| Challenge |
Restate the full listing word for word and leave the pictures out.

Start of Data extract

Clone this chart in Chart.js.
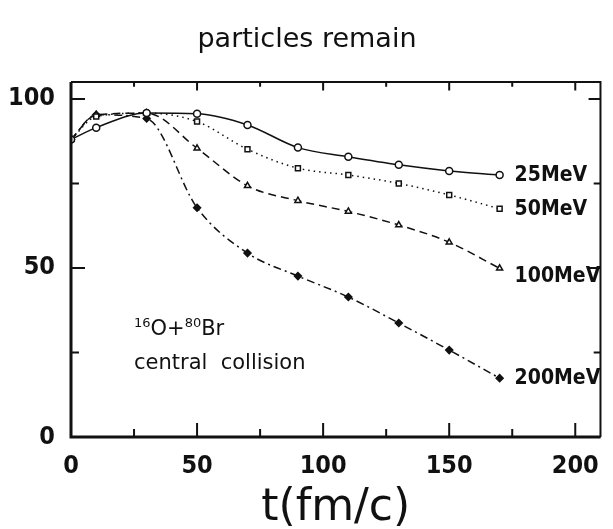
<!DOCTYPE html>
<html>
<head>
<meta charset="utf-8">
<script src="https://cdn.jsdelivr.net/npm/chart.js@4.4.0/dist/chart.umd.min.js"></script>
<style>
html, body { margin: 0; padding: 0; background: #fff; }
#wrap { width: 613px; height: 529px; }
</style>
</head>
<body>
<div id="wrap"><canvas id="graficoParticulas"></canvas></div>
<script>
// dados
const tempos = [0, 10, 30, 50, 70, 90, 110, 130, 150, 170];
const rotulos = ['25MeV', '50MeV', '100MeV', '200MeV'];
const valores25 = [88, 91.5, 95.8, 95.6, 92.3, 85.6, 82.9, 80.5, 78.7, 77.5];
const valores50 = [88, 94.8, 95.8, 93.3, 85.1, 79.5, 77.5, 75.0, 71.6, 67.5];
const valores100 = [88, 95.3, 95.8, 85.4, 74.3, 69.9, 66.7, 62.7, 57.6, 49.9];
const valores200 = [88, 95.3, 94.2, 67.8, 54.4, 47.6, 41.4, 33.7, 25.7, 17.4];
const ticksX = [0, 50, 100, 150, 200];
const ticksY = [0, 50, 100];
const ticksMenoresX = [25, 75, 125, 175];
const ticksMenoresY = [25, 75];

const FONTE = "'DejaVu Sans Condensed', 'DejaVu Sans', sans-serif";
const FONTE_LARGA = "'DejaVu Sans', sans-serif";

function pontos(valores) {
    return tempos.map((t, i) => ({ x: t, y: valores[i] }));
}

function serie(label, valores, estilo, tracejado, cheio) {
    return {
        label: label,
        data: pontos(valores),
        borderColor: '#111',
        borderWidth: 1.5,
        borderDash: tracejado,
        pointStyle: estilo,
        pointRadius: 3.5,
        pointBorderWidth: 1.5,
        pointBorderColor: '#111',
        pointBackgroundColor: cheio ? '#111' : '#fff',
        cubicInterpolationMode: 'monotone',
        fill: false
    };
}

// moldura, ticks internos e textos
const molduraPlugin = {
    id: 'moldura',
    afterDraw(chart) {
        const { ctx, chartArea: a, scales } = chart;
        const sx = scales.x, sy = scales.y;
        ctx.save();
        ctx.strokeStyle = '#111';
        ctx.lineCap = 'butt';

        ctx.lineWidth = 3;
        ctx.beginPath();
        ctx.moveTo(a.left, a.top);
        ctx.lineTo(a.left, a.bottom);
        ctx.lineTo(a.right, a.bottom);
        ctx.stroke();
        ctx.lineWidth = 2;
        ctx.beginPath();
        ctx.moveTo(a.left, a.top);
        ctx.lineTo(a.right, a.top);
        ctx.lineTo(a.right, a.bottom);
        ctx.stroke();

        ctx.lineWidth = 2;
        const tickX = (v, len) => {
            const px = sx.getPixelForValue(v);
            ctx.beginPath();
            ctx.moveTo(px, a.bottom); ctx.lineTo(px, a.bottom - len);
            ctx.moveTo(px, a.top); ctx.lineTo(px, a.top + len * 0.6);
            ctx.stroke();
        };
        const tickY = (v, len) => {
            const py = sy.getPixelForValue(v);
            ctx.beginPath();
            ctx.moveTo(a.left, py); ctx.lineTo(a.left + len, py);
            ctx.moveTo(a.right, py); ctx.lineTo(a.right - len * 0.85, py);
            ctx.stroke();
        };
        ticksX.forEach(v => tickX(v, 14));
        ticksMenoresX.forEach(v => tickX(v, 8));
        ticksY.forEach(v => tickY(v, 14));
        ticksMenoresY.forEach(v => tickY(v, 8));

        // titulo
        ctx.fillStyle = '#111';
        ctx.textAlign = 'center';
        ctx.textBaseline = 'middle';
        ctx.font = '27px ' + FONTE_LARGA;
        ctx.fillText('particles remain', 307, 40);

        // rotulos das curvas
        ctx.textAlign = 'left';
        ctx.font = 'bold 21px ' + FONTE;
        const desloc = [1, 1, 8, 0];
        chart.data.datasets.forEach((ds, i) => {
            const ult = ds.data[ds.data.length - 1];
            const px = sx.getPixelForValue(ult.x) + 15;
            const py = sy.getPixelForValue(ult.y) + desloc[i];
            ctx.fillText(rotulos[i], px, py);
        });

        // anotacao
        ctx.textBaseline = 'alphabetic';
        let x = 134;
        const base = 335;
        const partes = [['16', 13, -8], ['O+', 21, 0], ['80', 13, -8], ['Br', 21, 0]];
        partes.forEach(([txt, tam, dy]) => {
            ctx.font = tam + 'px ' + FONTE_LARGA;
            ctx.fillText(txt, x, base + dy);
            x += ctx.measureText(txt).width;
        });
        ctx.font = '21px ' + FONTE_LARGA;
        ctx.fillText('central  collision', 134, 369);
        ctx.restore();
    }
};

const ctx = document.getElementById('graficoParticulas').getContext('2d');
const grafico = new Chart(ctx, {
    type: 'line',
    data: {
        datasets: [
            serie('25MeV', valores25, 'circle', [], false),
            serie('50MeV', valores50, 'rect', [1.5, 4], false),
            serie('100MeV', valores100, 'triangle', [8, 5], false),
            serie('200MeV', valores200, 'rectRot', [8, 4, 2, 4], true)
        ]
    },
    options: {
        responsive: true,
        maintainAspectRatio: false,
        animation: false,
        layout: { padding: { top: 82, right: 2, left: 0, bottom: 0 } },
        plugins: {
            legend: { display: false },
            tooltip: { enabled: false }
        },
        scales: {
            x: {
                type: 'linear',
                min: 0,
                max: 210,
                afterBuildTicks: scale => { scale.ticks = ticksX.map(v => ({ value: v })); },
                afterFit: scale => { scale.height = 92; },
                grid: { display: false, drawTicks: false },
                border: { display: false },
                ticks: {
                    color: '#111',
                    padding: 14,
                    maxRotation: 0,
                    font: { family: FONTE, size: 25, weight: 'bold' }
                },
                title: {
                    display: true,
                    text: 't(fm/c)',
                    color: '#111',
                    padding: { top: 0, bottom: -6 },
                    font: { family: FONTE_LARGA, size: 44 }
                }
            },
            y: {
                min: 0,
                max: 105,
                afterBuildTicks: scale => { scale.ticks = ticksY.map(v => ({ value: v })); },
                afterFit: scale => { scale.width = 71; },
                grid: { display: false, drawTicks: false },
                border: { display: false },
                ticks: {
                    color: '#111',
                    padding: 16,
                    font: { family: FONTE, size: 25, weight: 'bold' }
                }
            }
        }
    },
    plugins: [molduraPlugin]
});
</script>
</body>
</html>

End of Data extract

| Response to the exercise |
Clone this chart in Chart.js.
<!DOCTYPE html>
<html>
<head>
<meta charset="utf-8">
<script src="https://cdn.jsdelivr.net/npm/chart.js@4.4.0/dist/chart.umd.min.js"></script>
<style>
html, body { margin: 0; padding: 0; background: #fff; }
#wrap { width: 613px; height: 529px; }
</style>
</head>
<body>
<div id="wrap"><canvas id="graficoParticulas"></canvas></div>
<script>
// dados
const tempos = [0, 10, 30, 50, 70, 90, 110, 130, 150, 170];
const rotulos = ['25MeV', '50MeV', '100MeV', '200MeV'];
const valores25 = [88, 91.5, 95.8, 95.6, 92.3, 85.6, 82.9, 80.5, 78.7, 77.5];
const valores50 = [88, 94.8, 95.8, 93.3, 85.1, 79.5, 77.5, 75.0, 71.6, 67.5];
const valores100 = [88, 95.3, 95.8, 85.4, 74.3, 69.9, 66.7, 62.7, 57.6, 49.9];
const valores200 = [88, 95.3, 94.2, 67.8, 54.4, 47.6, 41.4, 33.7, 25.7, 17.4];
const ticksX = [0, 50, 100, 150, 200];
const ticksY = [0, 50, 100];
const ticksMenoresX = [25, 75, 125, 175];
const ticksMenoresY = [25, 75];

const FONTE = "'DejaVu Sans Condensed', 'DejaVu Sans', sans-serif";
const FONTE_LARGA = "'DejaVu Sans', sans-serif";

function pontos(valores) {
    return tempos.map((t, i) => ({ x: t, y: valores[i] }));
}

function serie(label, valores, estilo, tracejado, cheio) {
    return {
        label: label,
        data: pontos(valores),
        borderColor: '#111',
        borderWidth: 1.5,
        borderDash: tracejado,
        pointStyle: estilo,
        pointRadius: 3.5,
        pointBorderWidth: 1.5,
        pointBorderColor: '#111',
        pointBackgroundColor: cheio ? '#111' : '#fff',
        cubicInterpolationMode: 'monotone',
        fill: false
    };
}

// moldura, ticks internos e textos
const molduraPlugin = {
    id: 'moldura',
    afterDraw(chart) {
        const { ctx, chartArea: a, scales } = chart;
        const sx = scales.x, sy = scales.y;
        ctx.save();
        ctx.strokeStyle = '#111';
        ctx.lineCap = 'butt';

        ctx.lineWidth = 3;
        ctx.beginPath();
        ctx.moveTo(a.left, a.top);
        ctx.lineTo(a.left, a.bottom);
        ctx.lineTo(a.right, a.bottom);
        ctx.stroke();
        ctx.lineWidth = 2;
        ctx.beginPath();
        ctx.moveTo(a.left, a.top);
        ctx.lineTo(a.right, a.top);
        ctx.lineTo(a.right, a.bottom);
        ctx.stroke();

        ctx.lineWidth = 2;
        const tickX = (v, len) => {
            const px = sx.getPixelForValue(v);
            ctx.beginPath();
            ctx.moveTo(px, a.bottom); ctx.lineTo(px, a.bottom - len);
            ctx.moveTo(px, a.top); ctx.lineTo(px, a.top + len * 0.6);
            ctx.stroke();
        };
        const tickY = (v, len) => {
            const py = sy.getPixelForValue(v);
            ctx.beginPath();
            ctx.moveTo(a.left, py); ctx.lineTo(a.left + len, py);
            ctx.moveTo(a.right, py); ctx.lineTo(a.right - len * 0.85, py);
            ctx.stroke();
        };
        ticksX.forEach(v => tickX(v, 14));
        ticksMenoresX.forEach(v => tickX(v, 8));
        ticksY.forEach(v => tickY(v, 14));
        ticksMenoresY.forEach(v => tickY(v, 8));

        // titulo
        ctx.fillStyle = '#111';
        ctx.textAlign = 'center';
        ctx.textBaseline = 'middle';
        ctx.font = '27px ' + FONTE_LARGA;
        ctx.fillText('particles remain', 307, 40);

        // rotulos das curvas
        ctx.textAlign = 'left';
        ctx.font = 'bold 21px ' + FONTE;
        const desloc = [1, 1, 8, 0];
        chart.data.datasets.forEach((ds, i) => {
            const ult = ds.data[ds.data.length - 1];
            const px = sx.getPixelForValue(ult.x) + 15;
            const py = sy.getPixelForValue(ult.y) + desloc[i];
            ctx.fillText(rotulos[i], px, py);
        });

        // anotacao
        ctx.textBaseline = 'alphabetic';
        let x = 134;
        const base = 335;
        const partes = [['16', 13, -8], ['O+', 21, 0], ['80', 13, -8], ['Br', 21, 0]];
        partes.forEach(([txt, tam, dy]) => {
            ctx.font = tam + 'px ' + FONTE_LARGA;
            ctx.fillText(txt, x, base + dy);
            x += ctx.measureText(txt).width;
        });
        ctx.font = '21px ' + FONTE_LARGA;
        ctx.fillText('central  collision', 134, 369);
        ctx.restore();
    }
};

const ctx = document.getElementById('graficoParticulas').getContext('2d');
const grafico = new Chart(ctx, {
    type: 'line',
    data: {
        datasets: [
            serie('25MeV', valores25, 'circle', [], false),
            serie('50MeV', valores50, 'rect', [1.5, 4], false),
            serie('100MeV', valores100, 'triangle', [8, 5], false),
            serie('200MeV', valores200, 'rectRot', [8, 4, 2, 4], true)
        ]
    },
    options: {
        responsive: true,
        maintainAspectRatio: false,
        animation: false,
        layout: { padding: { top: 82, right: 2, left: 0, bottom: 0 } },
        plugins: {
            legend: { display: false },
            tooltip: { enabled: false }
        },
        scales: {
            x: {
                type: 'linear',
                min: 0,
                max: 210,
                afterBuildTicks: scale => { scale.ticks = ticksX.map(v => ({ value: v })); },
                afterFit: scale => { scale.height = 92; },
                grid: { display: false, drawTicks: false },
                border: { display: false },
                ticks: {
                    color: '#111',
                    padding: 14,
                    maxRotation: 0,
                    font: { family: FONTE, size: 25, weight: 'bold' }
                },
                title: {
                    display: true,
                    text: 't(fm/c)',
                    color: '#111',
                    padding: { top: 0, bottom: -6 },
                    font: { family: FONTE_LARGA, size: 44 }
                }
            },
            y: {
                min: 0,
                max: 105,
                afterBuildTicks: scale => { scale.ticks = ticksY.map(v => ({ value: v })); },
                afterFit: scale => { scale.width = 71; },
                grid: { display: false, drawTicks: false },
                border: { display: false },
                ticks: {
                    color: '#111',
                    padding: 16,
                    font: { family: FONTE, size: 25, weight: 'bold' }
                }
            }
        }
    },
    plugins: [molduraPlugin]
});
</script>
</body>
</html>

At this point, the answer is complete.